# Data extract start

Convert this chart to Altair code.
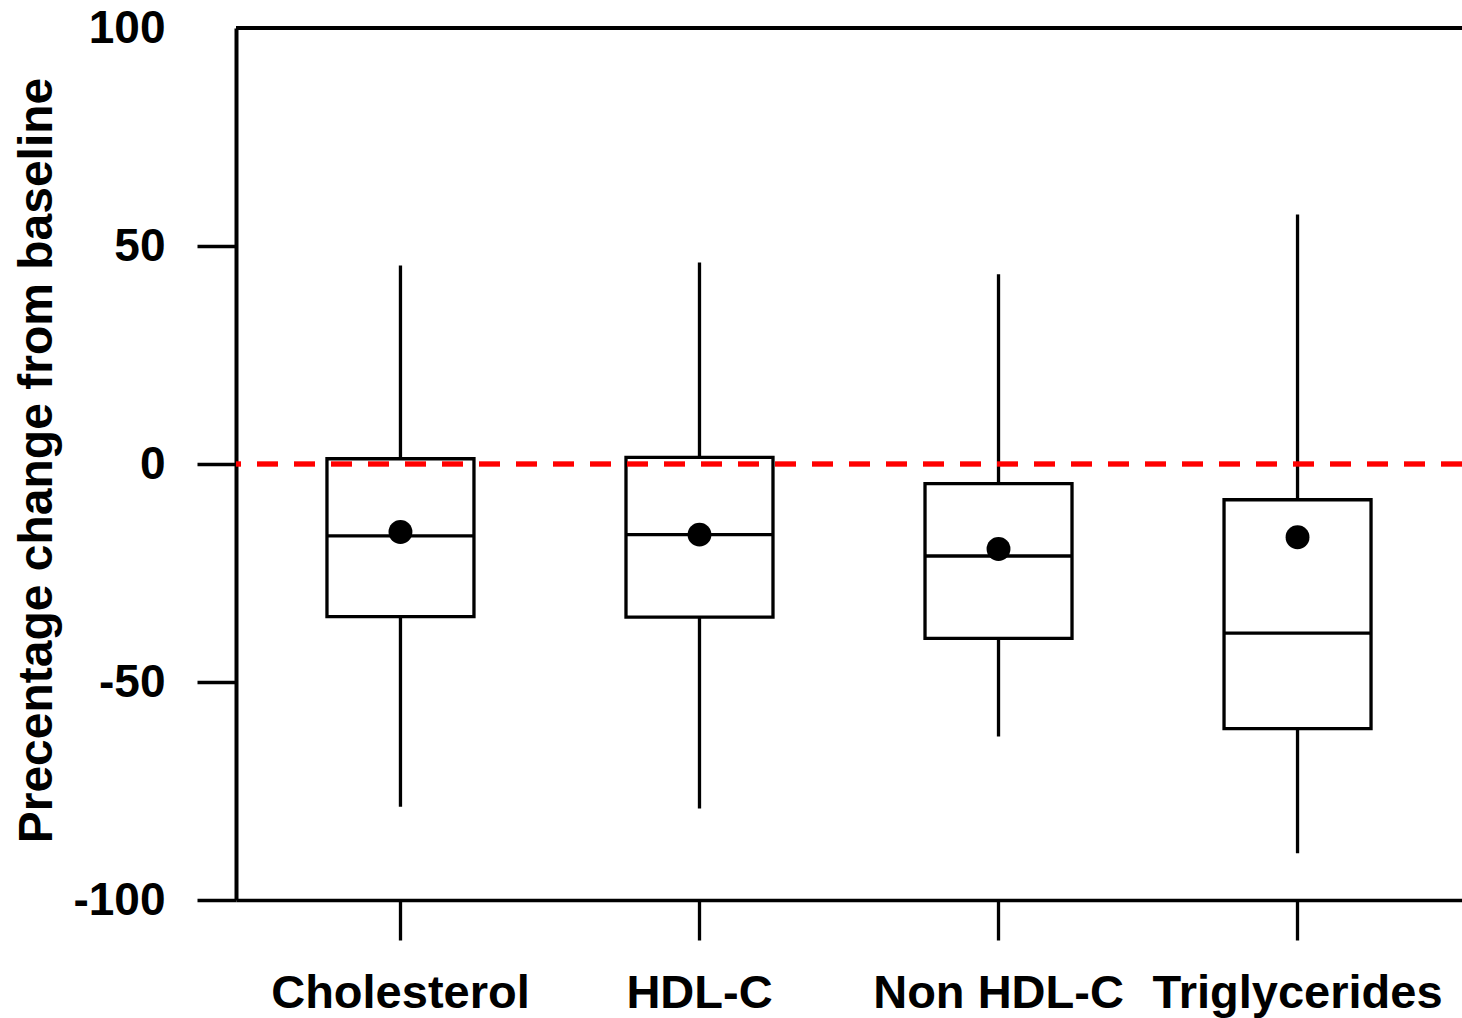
import altair as alt
import pandas as pd

# Percentage change from baseline for each lipid measure
categories = ["Cholesterol", "HDL-C", "Non HDL-C", "Triglycerides"]
whisker_low = [-78.6, -79.0, -62.5, -89.3]
quartile_1 = [-35.0, -35.1, -40.0, -60.7]
medians = [-16.5, -16.2, -21.1, -38.8]
quartile_3 = [1.2, 1.5, -4.5, -8.2]
whisker_high = [45.5, 46.2, 43.5, 57.2]
means = [-15.6, -16.2, -19.5, -16.8]

y_ticks = [-100, -50, 0, 50, 100]

df = pd.DataFrame({
    "category": categories,
    "lo": whisker_low,
    "q1": quartile_1,
    "median": medians,
    "q3": quartile_3,
    "hi": whisker_high,
    "mean": means,
})

FONT = "Liberation Sans"
LINE_W = 3.3

x_enc = alt.X(
    "category:N",
    sort=categories,
    scale=alt.Scale(paddingInner=0, paddingOuter=0.05),
    axis=alt.Axis(
        title=None,
        labelAngle=0,
        labelFont=FONT,
        labelFontSize=47,
        labelFontWeight="bold",
        labelColor="black",
        labelPadding=30,
        labelLimit=0,
        tickSize=40,
        tickWidth=LINE_W,
        tickColor="black",
        domainWidth=LINE_W,
        domainColor="black",
    ),
)

y_scale = alt.Scale(domain=[-100, 100], nice=False, zero=False)

y_axis = alt.Axis(
    title="Precentage change from baseline",
    titleFont=FONT,
    titleFontSize=48,
    titleFontWeight="bold",
    titleColor="black",
    titleAngle=-90,
    titleX=-185,
    titleY=432,
    titleAlign="center",
    titleBaseline="alphabetic",
    values=y_ticks,
    labelExpr="'' + datum.value",
    labelFont=FONT,
    labelFontSize=46,
    labelFontWeight="bold",
    labelColor="black",
    labelPadding=32,
    labelFlush=False,
    labelOverlap=False,
    tickSize=39,
    tickWidth=LINE_W,
    tickColor="black",
    tickOpacity={"condition": {"test": "datum.value == 100", "value": 0}, "value": 1},
    domainWidth=4,
    domainColor="black",
    grid=False,
)

base = alt.Chart(df)

whiskers = base.mark_rule(color="black", strokeWidth=LINE_W).encode(
    x=x_enc,
    y=alt.Y("lo:Q", scale=y_scale, axis=y_axis),
    y2="hi:Q",
)

boxes = base.mark_bar(
    size=147, fill="white", stroke="black", strokeWidth=LINE_W, opacity=1
).encode(
    x=x_enc,
    y=alt.Y("q1:Q", scale=y_scale),
    y2="q3:Q",
)

median_ticks = base.mark_tick(
    color="black", size=147, thickness=LINE_W, orient="horizontal", opacity=1
).encode(
    x=x_enc,
    y=alt.Y("median:Q", scale=y_scale),
)

mean_dots = base.mark_circle(color="black", opacity=1, size=570).encode(
    x=x_enc,
    y=alt.Y("mean:Q", scale=y_scale),
)

zero_line = alt.Chart(df).mark_rule(
    color="#ff0000", strokeWidth=4.5, strokeDash=[21, 16]
).encode(y=alt.datum(0, scale=y_scale))

top_border = alt.Chart(df).mark_rule(color="black", strokeWidth=4).encode(
    y=alt.datum(100, scale=y_scale)
)

chart = (
    alt.layer(whiskers, boxes, median_ticks, mean_dots, zero_line, top_border)
    .properties(
        width=1226,
        height=872,
        autosize=alt.AutoSizeParams(type="none"),
        padding={"left": 236, "top": 28, "right": 0, "bottom": 118},
        background="white",
    )
    .configure_view(stroke=None)
)

chart.save("out.html", embed_options={"renderer": "svg", "actions": False})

# Data extract end

--- The task ---
Reproduce the material above verbatim; omit every picture.

--- Answer to this exercise ---
Convert this chart to Altair code.
import altair as alt
import pandas as pd

# Percentage change from baseline for each lipid measure
categories = ["Cholesterol", "HDL-C", "Non HDL-C", "Triglycerides"]
whisker_low = [-78.6, -79.0, -62.5, -89.3]
quartile_1 = [-35.0, -35.1, -40.0, -60.7]
medians = [-16.5, -16.2, -21.1, -38.8]
quartile_3 = [1.2, 1.5, -4.5, -8.2]
whisker_high = [45.5, 46.2, 43.5, 57.2]
means = [-15.6, -16.2, -19.5, -16.8]

y_ticks = [-100, -50, 0, 50, 100]

df = pd.DataFrame({
    "category": categories,
    "lo": whisker_low,
    "q1": quartile_1,
    "median": medians,
    "q3": quartile_3,
    "hi": whisker_high,
    "mean": means,
})

FONT = "Liberation Sans"
LINE_W = 3.3

x_enc = alt.X(
    "category:N",
    sort=categories,
    scale=alt.Scale(paddingInner=0, paddingOuter=0.05),
    axis=alt.Axis(
        title=None,
        labelAngle=0,
        labelFont=FONT,
        labelFontSize=47,
        labelFontWeight="bold",
        labelColor="black",
        labelPadding=30,
        labelLimit=0,
        tickSize=40,
        tickWidth=LINE_W,
        tickColor="black",
        domainWidth=LINE_W,
        domainColor="black",
    ),
)

y_scale = alt.Scale(domain=[-100, 100], nice=False, zero=False)

y_axis = alt.Axis(
    title="Precentage change from baseline",
    titleFont=FONT,
    titleFontSize=48,
    titleFontWeight="bold",
    titleColor="black",
    titleAngle=-90,
    titleX=-185,
    titleY=432,
    titleAlign="center",
    titleBaseline="alphabetic",
    values=y_ticks,
    labelExpr="'' + datum.value",
    labelFont=FONT,
    labelFontSize=46,
    labelFontWeight="bold",
    labelColor="black",
    labelPadding=32,
    labelFlush=False,
    labelOverlap=False,
    tickSize=39,
    tickWidth=LINE_W,
    tickColor="black",
    tickOpacity={"condition": {"test": "datum.value == 100", "value": 0}, "value": 1},
    domainWidth=4,
    domainColor="black",
    grid=False,
)

base = alt.Chart(df)

whiskers = base.mark_rule(color="black", strokeWidth=LINE_W).encode(
    x=x_enc,
    y=alt.Y("lo:Q", scale=y_scale, axis=y_axis),
    y2="hi:Q",
)

boxes = base.mark_bar(
    size=147, fill="white", stroke="black", strokeWidth=LINE_W, opacity=1
).encode(
    x=x_enc,
    y=alt.Y("q1:Q", scale=y_scale),
    y2="q3:Q",
)

median_ticks = base.mark_tick(
    color="black", size=147, thickness=LINE_W, orient="horizontal", opacity=1
).encode(
    x=x_enc,
    y=alt.Y("median:Q", scale=y_scale),
)

mean_dots = base.mark_circle(color="black", opacity=1, size=570).encode(
    x=x_enc,
    y=alt.Y("mean:Q", scale=y_scale),
)

zero_line = alt.Chart(df).mark_rule(
    color="#ff0000", strokeWidth=4.5, strokeDash=[21, 16]
).encode(y=alt.datum(0, scale=y_scale))

top_border = alt.Chart(df).mark_rule(color="black", strokeWidth=4).encode(
    y=alt.datum(100, scale=y_scale)
)

chart = (
    alt.layer(whiskers, boxes, median_ticks, mean_dots, zero_line, top_border)
    .properties(
        width=1226,
        height=872,
        autosize=alt.AutoSizeParams(type="none"),
        padding={"left": 236, "top": 28, "right": 0, "bottom": 118},
        background="white",
    )
    .configure_view(stroke=None)
)

chart.save("out.html", embed_options={"renderer": "svg", "actions": False})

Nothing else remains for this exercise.